Ночь прошла спокойно, утром я обошел отделение, подписал сводки и зашел в блок, чтобы узнать, как там мой псих, не буйствовал ли ночью.
– Умер, – говорят мне. – Как умер? Что случилось? – Среди ночи развился молниеносный отек легких, с которым мы справиться не смогли. Ты, может, подправишь свою запись перед переводом, что он нуждается в пребывании в блоке по своему психическому состоянию. Как-то это теперь…
– Нет, – говорю. – Пусть так остается. Я же действительно его изза этого переводил.
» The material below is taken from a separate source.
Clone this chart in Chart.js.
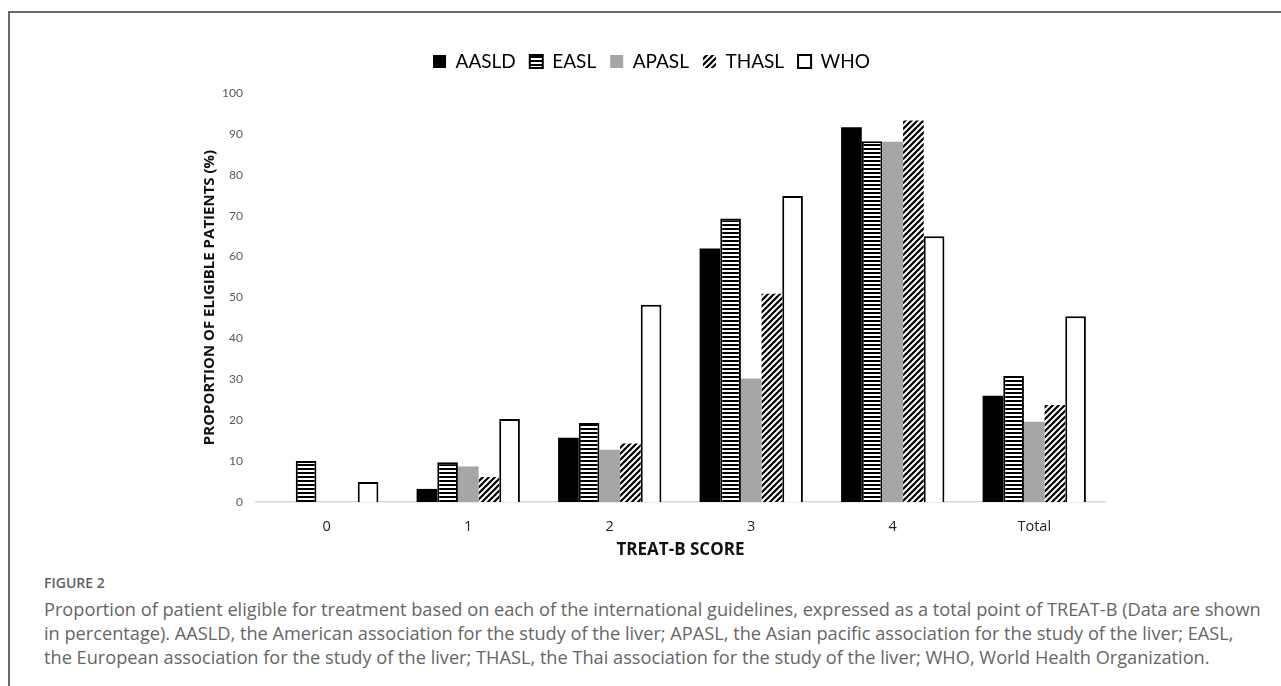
<!DOCTYPE html>
<html>
<head>
<meta charset="utf-8">
<script src="https://cdn.jsdelivr.net/npm/chart.js@4.4.1/dist/chart.umd.min.js"></script>
<style>
  html, body { margin: 0; padding: 0; background: #fff; }
  body { width: 1281px; height: 686px; position: relative; overflow: hidden; }
  .frame {
    position: absolute; left: 8px; top: 11px; right: -4px; bottom: -4px;
    border-left: 2px solid #6b6b6b; border-top: 2px solid #6b6b6b;
  }
  #wrap { position: absolute; left: 0; top: 0; width: 1281px; height: 563px; }
  .caption {
    position: absolute; left: 44px; top: 573px; width: 1235px;
    font-family: "Open Sans", sans-serif; color: #666;
  }
  .caption .fig { font-size: 14px; font-weight: 600; color: #5f5f5f; line-height: 20px; }
  .caption .txt { font-size: 18.2px; line-height: 24px; margin-top: 4px; white-space: nowrap; }
</style>
</head>
<body>
<div class="frame"></div>
<div id="wrap"><canvas id="chart"></canvas></div>
<div class="caption">
  <div class="fig">FIGURE 2</div>
  <div class="txt">Proportion of patient eligible for treatment based on each of the international guidelines, expressed as a total point of TREAT-B (Data are shown<br>in percentage). AASLD, the American association for the study of the liver; APASL, the Asian pacific association for the study of the liver; EASL,<br>the European association for the study of the liver; THASL, the Thai association for the study of the liver; WHO, World Health Organization.</div>
</div>

<script>
// --- data ---
const scores = ["0", "1", "2", "3", "4", "Total"];

const aasld = [0, 3.2, 15.7, 62.0, 91.6, 26.0];
const easl  = [10.0, 9.7, 19.3, 69.3, 88.2, 30.8];
const apasl = [0, 8.7, 12.8, 30.2, 88.1, 19.6];
const thasl = [0, 6.1, 14.3, 50.9, 93.3, 23.7];
const who   = [4.9, 20.3, 48.2, 74.8, 65.0, 45.4];

const yTicks = [0, 10, 20, 30, 40, 50, 60, 70, 80, 90, 100];

// --- fill patterns ---
function hStripes() {
  const c = document.createElement("canvas");
  c.width = 4; c.height = 4;
  const g = c.getContext("2d");
  g.fillStyle = "#fff";
  g.fillRect(0, 0, 4, 4);
  g.fillStyle = "#000";
  g.fillRect(0, 0, 4, 2);
  return g.createPattern(c, "repeat");
}

function diagStripes() {
  const s = 6;
  const c = document.createElement("canvas");
  c.width = s; c.height = s;
  const g = c.getContext("2d");
  g.fillStyle = "#fff";
  g.fillRect(0, 0, s, s);
  g.strokeStyle = "#000";
  g.lineWidth = 2.2;
  g.beginPath();
  g.moveTo(-1, s + 1); g.lineTo(s + 1, -1);
  g.moveTo(-s / 2 - 1, s / 2 + 1); g.lineTo(s / 2 + 1, -s / 2 - 1);
  g.moveTo(s / 2 - 1, s * 1.5 + 1); g.lineTo(s * 1.5 + 1, s / 2 - 1);
  g.stroke();
  return g.createPattern(c, "repeat");
}

const stripeFill = hStripes();
const diagFill   = diagStripes();

const FONT  = "Lato, 'Open Sans', sans-serif";
const FONT2 = "'Open Sans', Lato, sans-serif";

// adds some room under the legend
const legendSpace = {
  id: "legendSpace",
  beforeInit(chart) {
    const fit = chart.legend.fit;
    chart.legend.fit = function () {
      fit.call(this);
      this.height += 12;
    };
  }
};

new Chart(document.getElementById("chart"), {
  type: "bar",
  data: {
    labels: scores,
    datasets: [
      { label: "AASLD", data: aasld, backgroundColor: "#000", borderWidth: 0 },
      { label: "EASL",  data: easl,  backgroundColor: stripeFill, borderColor: "#000", borderWidth: 2 },
      { label: "APASL", data: apasl, backgroundColor: "#a6a6a6", borderWidth: 0 },
      { label: "THASL", data: thasl, backgroundColor: diagFill, borderWidth: 0 },
      { label: "WHO",   data: who,   backgroundColor: "#fff", borderColor: "#000", borderWidth: 2 }
    ]
  },
  plugins: [legendSpace],
  options: {
    responsive: true,
    maintainAspectRatio: false,
    animation: false,
    datasets: {
      bar: { categoryPercentage: 0.73, barPercentage: 1.0, borderSkipped: "bottom" }
    },
    layout: { padding: { top: 38, left: 198, right: 176, bottom: 0 } },
    scales: {
      x: {
        grid: { display: false, drawTicks: false },
        border: { display: true, color: "#d9d9d9", width: 1.5 },
        ticks: { color: "#222", padding: 16, font: { family: FONT2, size: 14.5 } },
        title: {
          display: true, text: "TREAT-B SCORE", color: "#111",
          font: { family: FONT2, size: 17, weight: "bold" }, padding: { top: 4, bottom: 3 }
        },
        afterFit(scale) { scale.height = 61; }
      },
      y: {
        min: 0, max: 100,
        grid: { display: false, drawTicks: false },
        border: { display: false },
        afterBuildTicks(scale) { scale.ticks = yTicks.map(v => ({ value: v })); },
        ticks: { color: "#595959", padding: 13, font: { family: FONT, size: 12 } },
        title: {
          display: true, text: "PROPORTION OF ELIGIBLE PATIENTS (%)", color: "#111",
          font: { family: FONT2, size: 15, weight: "bold" }, padding: { top: 3, bottom: 4 }
        },
        afterFit(scale) { scale.width = 58; }
      }
    },
    plugins: {
      legend: {
        position: "top",
        labels: {
          color: "#1a1a1a",
          boxWidth: 13,
          boxHeight: 13,
          padding: 14,
          font: { family: FONT, size: 19 },
          generateLabels(chart) {
            return chart.data.datasets.map((ds, i) => ({
              text: ds.label,
              fillStyle: ds.backgroundColor,
              strokeStyle: "#000",
              lineWidth: ds.borderWidth ? 2 : 0,
              datasetIndex: i,
              hidden: false
            }));
          }
        }
      },
      tooltip: { enabled: false }
    }
  }
});
</script>
</body>
</html>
Хотя, что у него крыша могла поехать из-за нарастающей гипоксии, мне вчера вечером и в голову не пришло.
– Ну, как хочешь… Третий и последний случай, о котором я собираюсь рассказать, я знаю только по докладам врачей на планерках. Сам я этим пациентом не занимался. Он лежал у нас в блоке интенсивного наблюдения и бредил. Потом его перевели в психушку, где он и умер, как оказалось на вскрытии, от тяжелой пневмонии. Был скандал. Лечащих врачей таскали к следователям и по судам, но как-то все обошлось без жертв. Новых жертв. Жертв со стороны врачей, я хочу сказать.
Подведем итоги. Не только люди с психическими отклонениями иногда не могут толком объяснить врачу, что их беспокоит, но и врач к такому пациенту относится иначе и за маской острого или хронического психоза рискует пропустить тяжелую соматическую болезнь.
Даже одно подозрение на психический сдвиг у пациента резко сужает поле зрения и ограничивает мышление врача, как будто дурацкий красный колпак прикрывает не лысину больного, а опускается на глаза его врача. И результат этой слепоты не заставит себя ждать.
Февраль, май 2004 г.
*Аггравация – отягощение, преувеличение жалоб.